Marie you were there from the start. So looking forward to laughter watching them play together 



wkomorow said:


> She is beautiful. I have a feeling that she is going to be mommy's little girl.


I hope so but Lorin has away with the girls:innocent:



Snuggle's Mom said:


> Oh, how very exciting Paula and I am so very happy for all of that you will be adding a new little "Fluff" to your home. Cannot wait until you get her so that you can post pictures of her!!


Once we have her in our arms the pictures will come lol , her hair is cut down because she just had puppies 12 weeks ago 



Maglily said:


> Paula this is so exciting, I haven't googled Geneva yet but I'm sure she's beautiful.

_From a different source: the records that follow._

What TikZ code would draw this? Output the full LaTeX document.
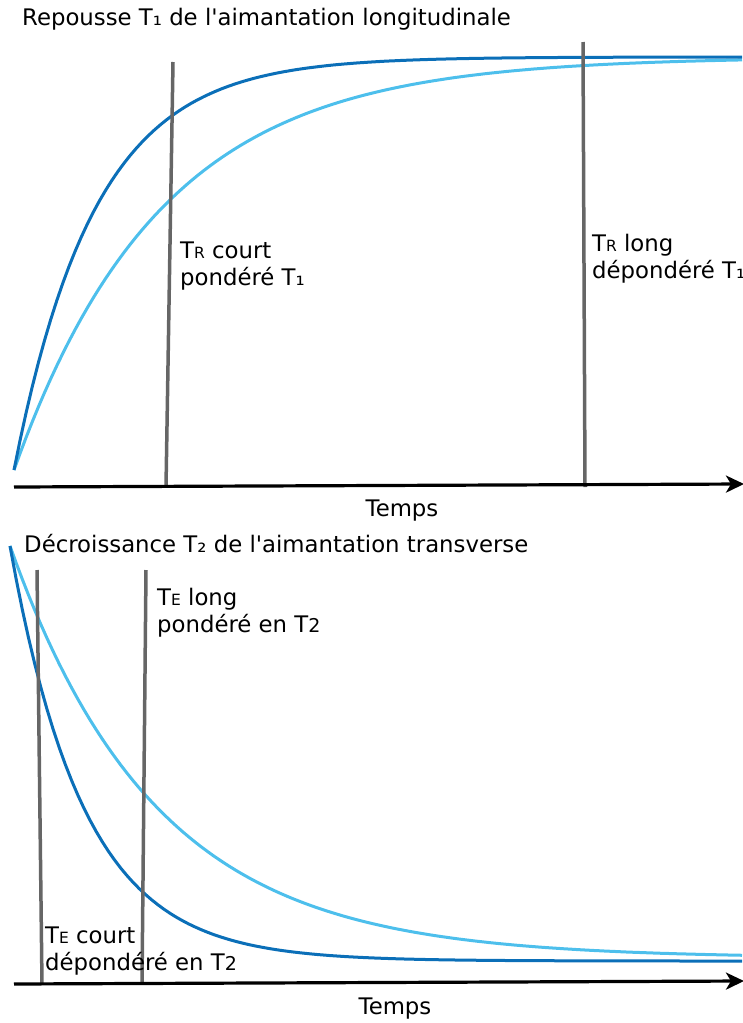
\documentclass[tikz,border=0pt]{standalone}
\usepackage{fontspec}
\setmainfont{DejaVu Sans}
\usetikzlibrary{arrows.meta}
\definecolor{darkcurve}{HTML}{0B6FB8}
\definecolor{lightcurve}{HTML}{4DBFEC}
\definecolor{markline}{HTML}{666666}
\newcommand{\sm}[1]{{\fontsize{15.5}{15.5}\selectfont #1}}
\newcommand{\ap}{\textquotesingle}
\tikzset{
    axis/.style={line width=3.2pt, -{Stealth[length=18pt,width=17pt,inset=5pt]}},
    curve/.style={line width=3pt},
    marker/.style={markline, line width=3.5pt},
    lbl/.style={anchor=base west, align=left, inner sep=0pt, font=\fontsize{22.8}{27}\selectfont}
}
\begin{document}
\begin{tikzpicture}[x=1pt,y=-1pt]
    \useasboundingbox (0,0) rectangle (742,1023);
    % repousse T1
    \node[lbl] at (22,25) (title1) {Repousse T₁ de l\ap aimantation longitudinale};
    \draw[curve,lightcurve] plot[domain=14:742,samples=120] (\x,{470-413*(1-exp(-(\x-14)/147))});
    \draw[curve,darkcurve] plot[domain=14:742,samples=120] (\x,{470-413*(1-exp(-(\x-14)/81))});
    \draw[marker] (173,62) -- (166,487);
    \draw[marker] (583,42) -- (585,487);
    \draw[axis] (14,487) -- (744,484);
    \node[lbl] at (180,285) (trcourt) {T\sm{R} court\\pondéré T₁};
    \node[lbl] at (592,278) (trlong) {T\sm{R} long\\dépondéré T₁};
    \node[lbl,anchor=base] at (402,516) (temps1) {Temps};
    % decroissance T2
    \node[lbl] at (24,552) (title2) {Décroissance T₂ de l\ap aimantation transverse};
    \draw[curve,lightcurve] plot[domain=10:742,samples=120] (\x,{958-412*exp(-(\x-10)/146)});
    \draw[curve,darkcurve] plot[domain=10:742,samples=120] (\x,{961-415*exp(-(\x-10)/74)});
    \draw[marker] (37,570) -- (42,984);
    \draw[marker] (146,570) -- (142,984);
    \draw[axis] (14,984) -- (744,981);
    \node[lbl] at (157,632) (telong) {T\sm{E} long\\pondéré en T{\fontsize{19}{19}\selectfont 2}};
    \node[lbl] at (45,970) (tecourt) {T\sm{E} court\\dépondéré en T{\fontsize{19}{19}\selectfont 2}};
    \node[lbl,anchor=base] at (395,1014) (temps2) {Temps};
\end{tikzpicture}
\end{document}
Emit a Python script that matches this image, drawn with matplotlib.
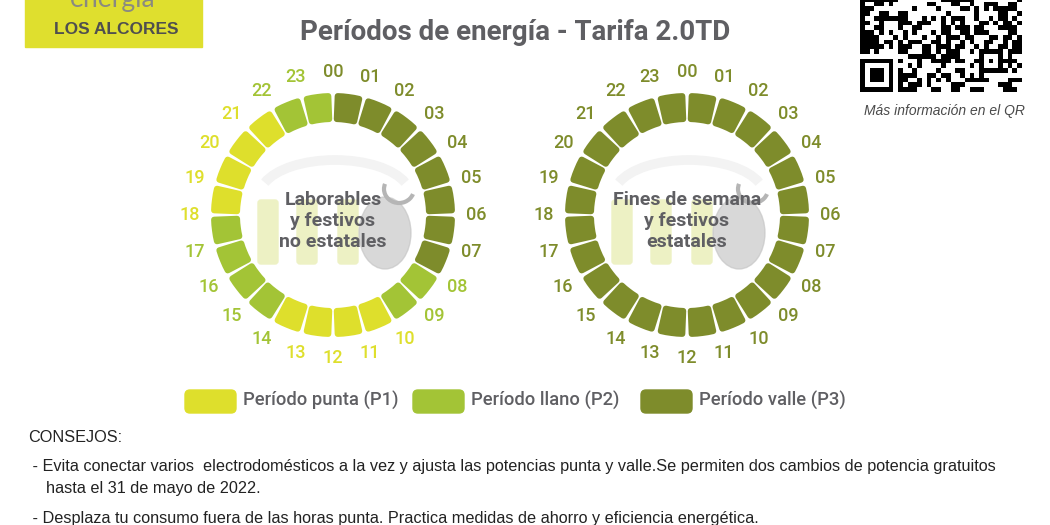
import numpy as np
import matplotlib.pyplot as plt
from matplotlib.patches import FancyBboxPatch, Rectangle, Ellipse, Arc

# periods per hour (1 = punta, 2 = llano, 3 = valle)
hours = list(range(24))
laborables = [3, 3, 3, 3, 3, 3, 3, 3, 2, 2, 1, 1, 1, 1, 2, 2, 2, 2, 1, 1, 1, 1, 2, 2]
fines_semana = [3] * 24
hour_labels = ["%02d" % h for h in hours]

period_colors = {1: "#dedf2c", 2: "#a3c436", 3: "#7e8c2b"}
legend_labels = ["Período punta (P1)", "Período llano (P2)", "Período valle (P3)"]
title = "Períodos de energía - Tarifa 2.0TD"
ring_titles = ["Laborables\ny festivos\nno estatales", "Fines de semana\ny festivos\nestatales"]
consejos = [
    "CONSEJOS:",
    " - Evita conectar varios  electrodomésticos a la vez y ajusta las potencias punta y valle.Se permiten dos cambios de potencia gratuitos",
    "    hasta el 31 de mayo de 2022.",
    " - Desplaza tu consumo fuera de las horas punta. Practica medidas de ahorro y eficiencia energética.",
]

W, H = 1050, 525
fig = plt.figure(figsize=(10.5, 5.25), dpi=100)
ax = fig.add_axes([0, 0, 1, 1])
ax.set_xlim(0, W)
ax.set_ylim(H, 0)
ax.axis("off")

grey = "#5f5f63"

# logo box
ax.add_patch(Rectangle((25, -2), 177, 49, color="#dfdf2e", zorder=1))
ax.text(113, 7, "energía", fontsize=19, color="#8a8a80", ha="center", va="baseline",
        family="Lato", zorder=2)
ax.text(116, 30, "LOS ALCORES", fontsize=12.5, weight="bold", color="#4f4f4f",
        ha="center", va="center", family="Liberation Sans", zorder=2)

# title
ax.text(515, 32, title, fontsize=20, weight="bold", color=grey,
        ha="center", va="center", family="Roboto")

# qr-like block
m = 4.75
ncol, nrow = 34, 20
qr = np.zeros((nrow, ncol))
for r in range(nrow):
    for c in range(ncol):
        qr[r, c] = 1 if ((r * 73856093) ^ (c * 19349663) ^ (r * c * 83492791)) % 97 < 46 else 0
# finder at bottom-left
fr = nrow - 7
qr[fr:fr + 7, 0:7] = 1
qr[fr + 1:fr + 6, 1:6] = 0
qr[fr + 2:fr + 5, 2:5] = 1
qr[fr - 1, 0:8] = 0
qr[fr:, 7] = 0
# alignment pattern
ar, ac = nrow - 9, ncol - 9
qr[ar:ar + 5, ac:ac + 5] = 1
qr[ar + 1:ar + 4, ac + 1:ac + 4] = 0
qr[ar + 2, ac + 2] = 1
ax.imshow(qr, cmap="gray_r", interpolation="nearest",
          extent=(860, 860 + ncol * m, 92, 92 - nrow * m), zorder=2, aspect="auto")
ax.set_xlim(0, W)
ax.set_ylim(H, 0)
ax.text(944, 111, "Más información en el QR", fontsize=10, style="italic",
        color="#4a4a4a", ha="center", va="center", family="Liberation Sans")

# rings
centers = [(333, 215), (687, 215)]
R = 150
r_in, r_out = 93, 122
corner = 3
lw_pt = 2 * corner * 0.72
seg_w = np.deg2rad(15 - 1.3) - 2 * corner / ((r_in + r_out) / 2)

for (cx, cy), data, label in zip(centers, [laborables, fines_semana], ring_titles):
    # faint watermark
    for bx in [258, 297, 338]:
        ax.add_patch(FancyBboxPatch((bx - 333 + cx + 3, 203), 14, 58,
                                    boxstyle="round,pad=3", color="#edf1c4", zorder=1))
    ax.add_patch(Ellipse((cx + 52, cy + 18), 52, 72, color="#c4c4c4", alpha=0.65, zorder=1))
    ax.add_patch(Arc((cx + 2, cy - 20), 150, 70, theta1=190, theta2=350,
                     color="#f3f3f3", lw=7, zorder=1))
    ax.add_patch(Arc((cx + 66, cy - 26), 30, 28, theta1=20, theta2=200,
                     color="#b5b5b5", lw=3, zorder=1))
    ax.text(cx, cy + 6, label, fontsize=14, weight="bold", color=grey,
            ha="center", va="center", linespacing=1.22, family="Roboto", zorder=3)

    pax = fig.add_axes([(cx - R) / W, (H - cy - R) / H, 2 * R / W, 2 * R / H],
                       projection="polar")
    pax.patch.set_alpha(0)
    pax.set_theta_zero_location("N")
    pax.set_theta_direction(-1)
    theta = np.deg2rad(np.array(hours) * 15 + 7.5)
    cols = [period_colors[p] for p in data]
    pax.bar(theta, r_out - r_in - 2 * corner, width=seg_w, bottom=r_in + corner,
            color=cols, edgecolor=cols, linewidth=lw_pt, joinstyle="round")
    for h, p in zip(hours, data):
        pax.text(np.deg2rad(h * 15), 143, hour_labels[h], color=period_colors[p],
                 fontsize=13, weight="medium", family="Roboto", ha="center", va="center")
    pax.set_ylim(0, R)
    pax.set_axis_off()

# legend
legend_x = [185, 413, 641]
for x0, p, txt in zip(legend_x, [1, 2, 3], legend_labels):
    ax.add_patch(FancyBboxPatch((x0 + 5, 395), 41, 13, boxstyle="round,pad=5",
                                color=period_colors[p], zorder=2))
    ax.text(x0 + 58, 401, txt, fontsize=13.2, weight="medium", color=grey,
            ha="left", va="center", family="Roboto")

# consejos
ys = [437, 466, 489, 518]
for y, line in zip(ys, consejos):
    ax.text(28, y, line, fontsize=11.7, color="#222222", ha="left", va="center",
            family=["Liberation Sans Narrow", "Liberation Sans"])

fig.savefig("out.png", dpi=100)
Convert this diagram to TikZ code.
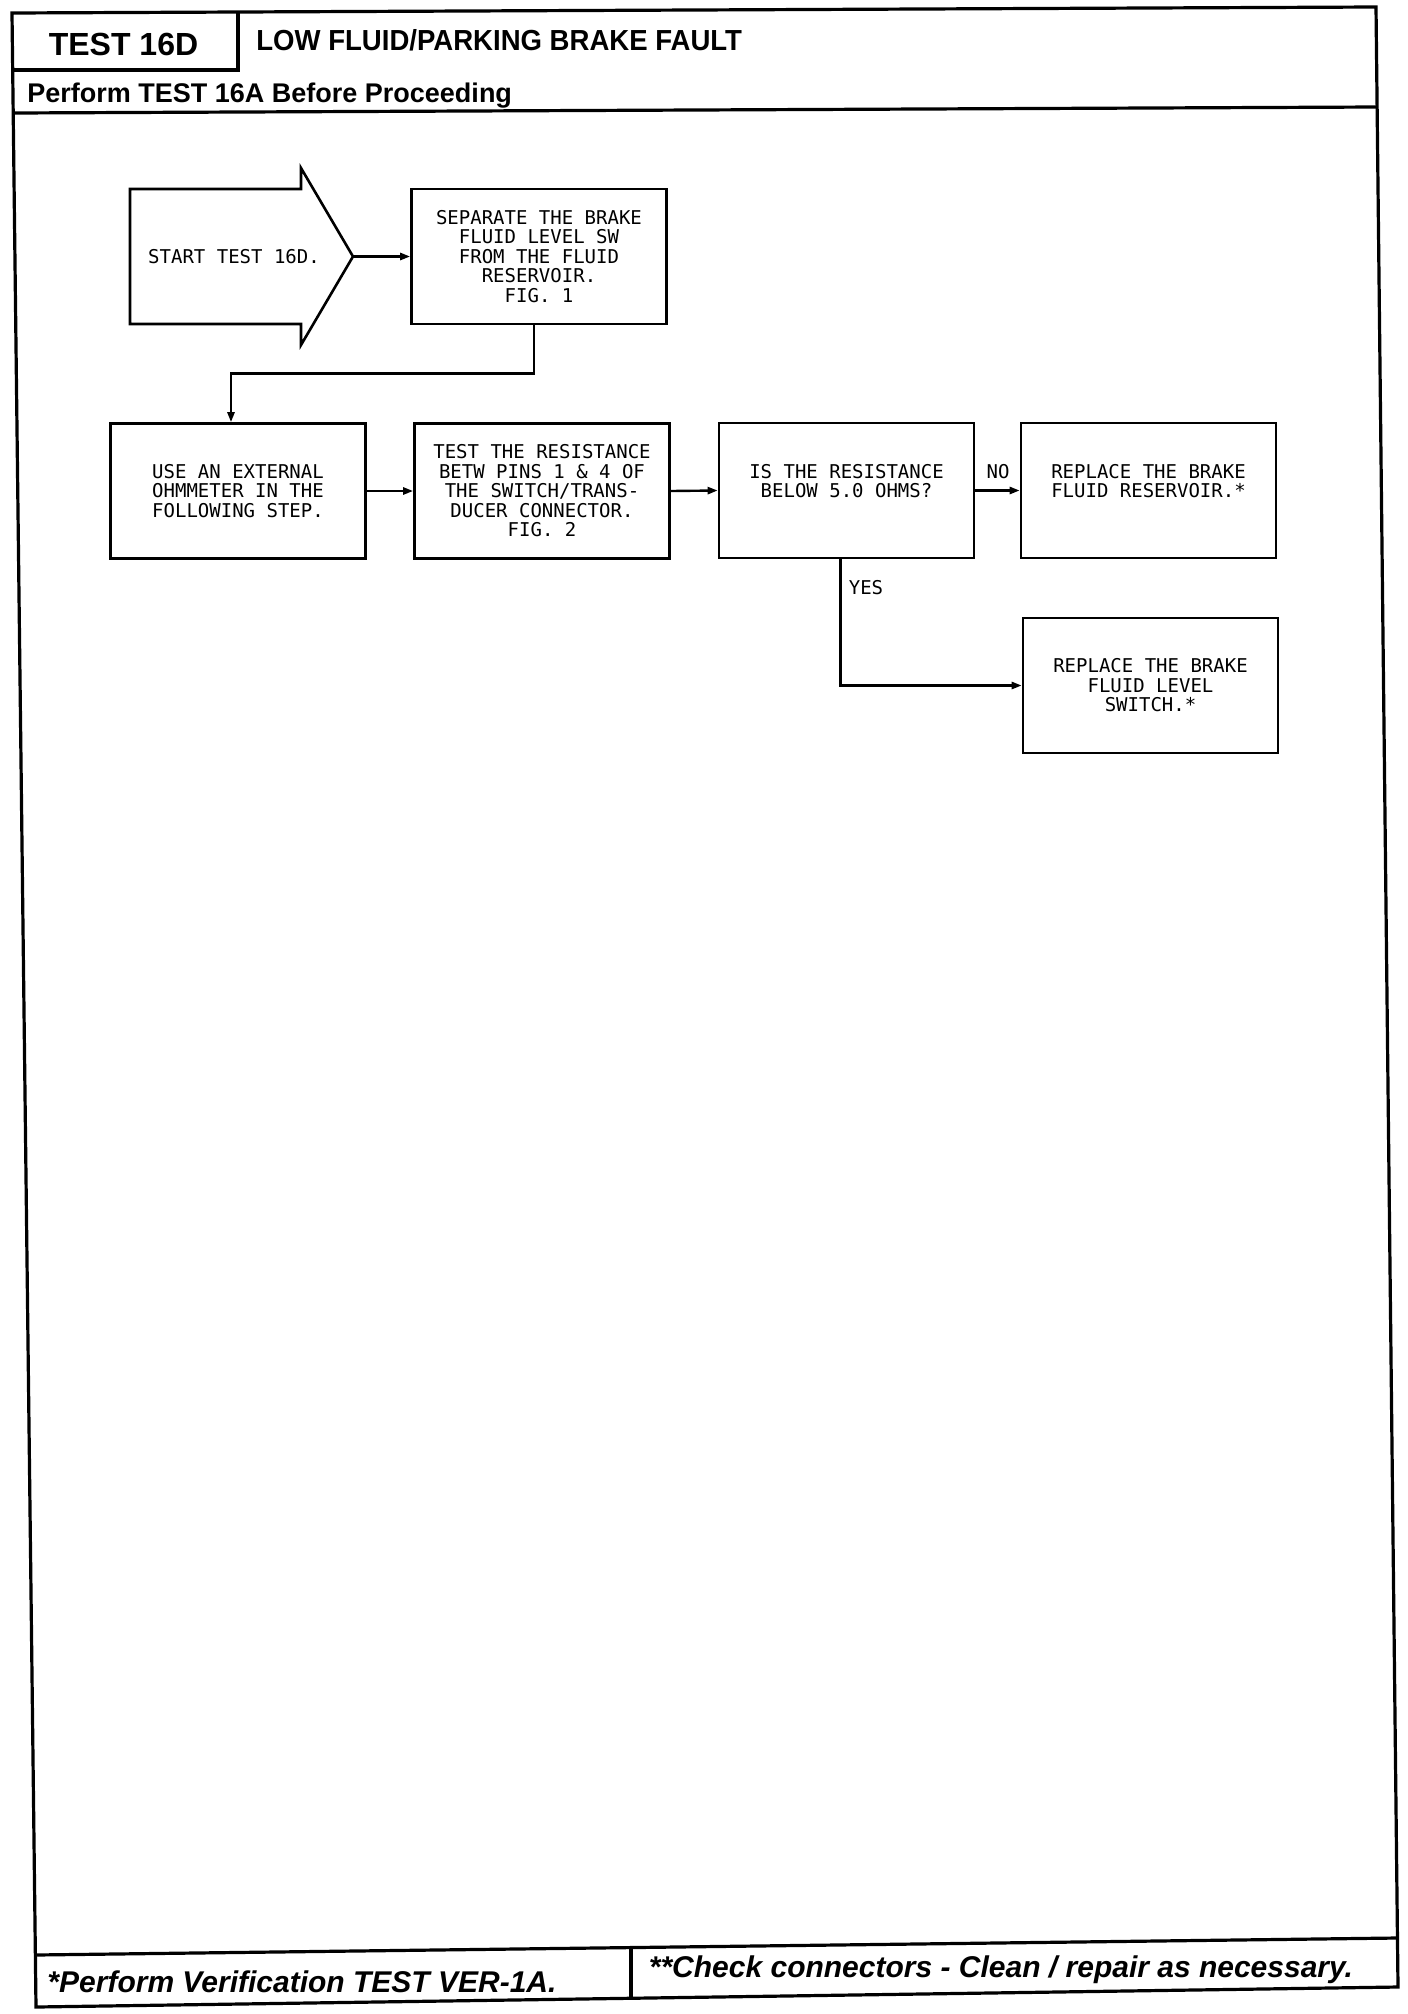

Maddie will love having a playmate again and she can only add joy to your home and what could be better than that?


Brenda, little Maddie has been so lonely, she will be jealous at first but she will love having a sister


----------



## Matilda's mommy (Jun 1, 2005)

Aviannah's Mom said:


> :happy: Paula I am so very happy for all of you! :happy: She is beautiful! :wub2: This simply makes me so "heart" happy! :tender:


Denise, losing Matilda just broke my heart, it's still hard, but it really is time for us to have joy and laughter here



The A Team said:


> THIS is just the best news!!! I am so happy for you guys!! Can't wait to see her!


Pat I wasn't sure if we would ever get another fluff, every time I tried the door shut, the day I heard from Katherine I cried, just felt right, God is good 



thesummergirl said:


> I am SOOOOOO excited for you guys! I know how hard losing your precious baby girl was on you (losing Lady Bella was the same for us), but it is true that the energy a new little one brings to your home is priceless. They never replace our heart dogs of course, but somehow or another our hearts just grow bigger and we welcome the new ones to love. I can't wait to hear how the two girls are together. You might recall, but Bella was NEVER going to allow another dog in her home - she'd declared she was to be an only child lol  . When we got Wilson & Cooper - well they freak if they are apart. So funny how they are all so very different. I hope your girls will bond quickly and that your lap will be full again soon with 2 gorgeous girls to cuddle. Hugs!


Bridget it's been a long sad time for me, my heart has never been so broken, not a day goes by that I don't tear up, I miss my Matilda so much, Lorin and I have been praying for God's will, I knew Geneva was the right one when I burst into tears, it's like a dam broke lose. So looking forward to seeing Maddie and Geneva together 



jane and addison said:


> How wonderful. We know when it's time to move on. Congrats and hugs.


It's so true, my heart has been broken so it's time for joy once again 



revakb2 said:


> I am so excited for you. I have seen Georgie Girl and she is a real beauty so I'm sure her sister will be equally beautiful. I know how much you have been wanting a new addition and you certainly hit the jackpot with this girl. I can't wait till you send pictures of Maddie and her new sister.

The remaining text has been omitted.